Indeed, many of us have wondered if there was a ‘Great Lost First Punk Band’ in Orlando, some weird and wonderful record released in a limited pressing sometime between 1975 and 1980, a time when “punk rock” was still more of a pop culture phenomenon than a codified sound.
Recent years have seen so many (re)discoveries of proto-punk groups that had emerged during that nebulous time — first through the Killed by Death and Bloodstains vinyl compilations, then later through reissue labels and YouTube videos.
But what about Orlando? Who could stake a claim to being Orlando’s first punk band? Chicago had Tutu and the Pirates. Cleveland had Electric Eels. Hell, even Fort Myers had Antler Joe and the Accidents!
So, yeah … what about Orlando?
“The song was about a fellow musician and friend that had a problem with PCP. I pitched the idea to a government agency for a ‘public service announcement.’ I think it was D.A.R.E. Some of the words were just a little too controversial.”

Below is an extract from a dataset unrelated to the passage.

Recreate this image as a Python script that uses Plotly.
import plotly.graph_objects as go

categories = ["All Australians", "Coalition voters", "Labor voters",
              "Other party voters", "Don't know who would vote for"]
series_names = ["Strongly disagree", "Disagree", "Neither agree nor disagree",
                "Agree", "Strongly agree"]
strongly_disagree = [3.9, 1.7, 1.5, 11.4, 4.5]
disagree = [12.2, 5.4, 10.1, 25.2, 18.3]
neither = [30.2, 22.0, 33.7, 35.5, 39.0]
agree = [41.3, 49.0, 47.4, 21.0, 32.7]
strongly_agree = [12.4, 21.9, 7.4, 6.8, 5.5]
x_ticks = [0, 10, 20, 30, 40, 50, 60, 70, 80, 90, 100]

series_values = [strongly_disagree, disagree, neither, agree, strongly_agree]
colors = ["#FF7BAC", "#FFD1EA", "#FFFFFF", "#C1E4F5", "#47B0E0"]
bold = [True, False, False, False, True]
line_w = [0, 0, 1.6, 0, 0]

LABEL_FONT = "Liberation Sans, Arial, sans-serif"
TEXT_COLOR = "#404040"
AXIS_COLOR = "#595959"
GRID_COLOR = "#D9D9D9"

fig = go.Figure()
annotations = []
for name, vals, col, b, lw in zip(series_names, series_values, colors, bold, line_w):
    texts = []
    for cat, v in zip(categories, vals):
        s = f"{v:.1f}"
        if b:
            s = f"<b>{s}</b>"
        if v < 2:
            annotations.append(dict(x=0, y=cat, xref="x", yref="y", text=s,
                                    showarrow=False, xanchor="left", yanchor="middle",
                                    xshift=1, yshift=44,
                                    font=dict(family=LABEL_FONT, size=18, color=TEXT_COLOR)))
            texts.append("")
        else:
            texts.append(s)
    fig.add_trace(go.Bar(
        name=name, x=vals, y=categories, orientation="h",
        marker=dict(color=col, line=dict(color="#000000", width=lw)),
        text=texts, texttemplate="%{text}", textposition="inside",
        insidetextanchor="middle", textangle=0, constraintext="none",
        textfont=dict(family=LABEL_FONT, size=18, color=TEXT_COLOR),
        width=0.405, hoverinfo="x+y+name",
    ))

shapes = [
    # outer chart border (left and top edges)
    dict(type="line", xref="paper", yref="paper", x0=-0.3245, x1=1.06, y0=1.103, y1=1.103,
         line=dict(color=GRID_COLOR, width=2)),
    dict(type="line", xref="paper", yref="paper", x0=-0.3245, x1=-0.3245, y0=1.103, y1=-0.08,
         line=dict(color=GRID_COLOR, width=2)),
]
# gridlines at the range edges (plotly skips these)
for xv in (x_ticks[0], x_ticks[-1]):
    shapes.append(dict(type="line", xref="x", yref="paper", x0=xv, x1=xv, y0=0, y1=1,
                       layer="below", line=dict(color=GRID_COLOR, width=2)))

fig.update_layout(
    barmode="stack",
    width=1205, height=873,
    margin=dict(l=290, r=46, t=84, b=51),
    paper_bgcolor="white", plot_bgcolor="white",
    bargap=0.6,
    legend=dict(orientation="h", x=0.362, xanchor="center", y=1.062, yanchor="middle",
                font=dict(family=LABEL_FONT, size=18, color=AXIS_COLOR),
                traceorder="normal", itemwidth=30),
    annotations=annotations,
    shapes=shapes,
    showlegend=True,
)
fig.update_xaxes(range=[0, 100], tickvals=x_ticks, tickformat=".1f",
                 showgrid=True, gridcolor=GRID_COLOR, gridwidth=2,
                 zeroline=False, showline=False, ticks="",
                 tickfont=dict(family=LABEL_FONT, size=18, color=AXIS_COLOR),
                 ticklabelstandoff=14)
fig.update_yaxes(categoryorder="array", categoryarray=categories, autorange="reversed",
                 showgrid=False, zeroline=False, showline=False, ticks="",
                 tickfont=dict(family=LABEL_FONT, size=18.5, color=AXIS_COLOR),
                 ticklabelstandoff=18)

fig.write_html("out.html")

Leave it to Evans to unearth and present to the world the group who, arguably (always arguably, because who knows what else is out there from those halcyon days, just hiding in some attic waiting to be found), can stake a claim to being Orlando’s very own first punk band. (And here you thought it was Shyster. Ha!)
The name of the group is Ervin Berlin, a short-lived trio that got together in 1979. They practiced during the off-hours of bass player Tom the Bomb’s dad’s restaurant on the corner of Robinson and Orange Blossom Trail; played a handful of shows and house parties around Orlando, Tampa and Gainesville; and recorded a two-song 7-inch single for a self-released 200-copy run (that Total Punk is reissuing this very week) before parting ways.
Recorded in 1980, “Junior’s Got Brain Damage” b/w “Last Time” is the perfect personification of the Dictators’ Handsome Dick Manitoba’s description of punk and punks from that time as “smart guys who like dumb stuff.” It truly embodies why some of us love this magical epoch in music, when bands like Ervin Berlin lived in that gray area between punk as imagination and punk as sound.
References to totems of ’70s excess like Quaaludes and “angel dust” are almost requirements for punk stompers like these, and “Junior’s Got Brain Damage” manages to cram in references to both.
“The song was about a fellow musician and friend that had a problem with PCP,” recalls Ervin Shuemake, Ervin Berlin’s vocalist and guitarist. “I pitched the idea to a government agency for a ‘public service announcement.’ I think it was D.A.R.E. Some of the words were just a little too controversial.”
At the time of the band’s inception, Shuemake was in his late 20s. He had earlier played on a 1973 album called Translucent World by Florida psych-rockers Terry Brooks & Strange. He also played in various hard rock and prog rock bands in the area before making the acquaintance of a drummer named Jeff, and a bass player who went by “Tom the Bomb,” both younger musicians who were fans of this new(ish) craze known as punk rock.
“[Jeff and Tom the Bomb] attended practice sessions with me and my other bandmates,” says Shuemake, who these days lives in Ocala. “They were fans of [my] band. After catching the New Wave bug, we began practicing together in Jeff’s father’s restaurant. At the time, I was listening to music like the Split Enz and the Clash and other artists that were on the radio. I wrote these two songs and Ervin Berlin was born.”
The two songs strike a nice balance between Shuemake’s musical chops and Jeff and Tom the Bomb’s youthful exuberance. The guitar sound reveals an obvious familiarity with more aggressive psych like Hawkwind, but the no-frills rhythm section ensures that these songs don’t veer off into the proverbial cosmos and remain grounded in the mean(ish) streets of Orlando, as they go — to quote a choice lyric from “Last Time” — “ridin’ that new wave, listen to me play!”
“I had never heard of Ervin Berlin or this single before earlier this year,” says Evans. “A Discogs user named Ilene Dover [talk about cruel parents] reached out to me, and mentioned having a copy of this rare punk single from Orlando for trade. I asked him for more info on it and he sent me a link to a YouTube video. From there the hunt was on. It took me about a month but I tracked Ervin down. We talked on the phone and made arrangements to reissue it.”
“It was an incredible surprise to hear from Rich,” says Shuemake.
Shuemake adds that OG copies of “Junior’s Got Brain Damage” now go for $500 among the grizzled record collector set, so this Total Punk reissue is especially welcome for the workaday music fan unwilling and/or unable to shell out that kind of dough.
Seeing this formerly lost Orlando musical treasure out in the world again puts us in mind of the Mikhail Bulgakov quote, “Manuscripts don’t burn.” As we’ve seen time and time again with the music that went unheard when first released, all (don’t laugh) great works of art, no matter the medium, will, eventually, reach the audience they deserved all along.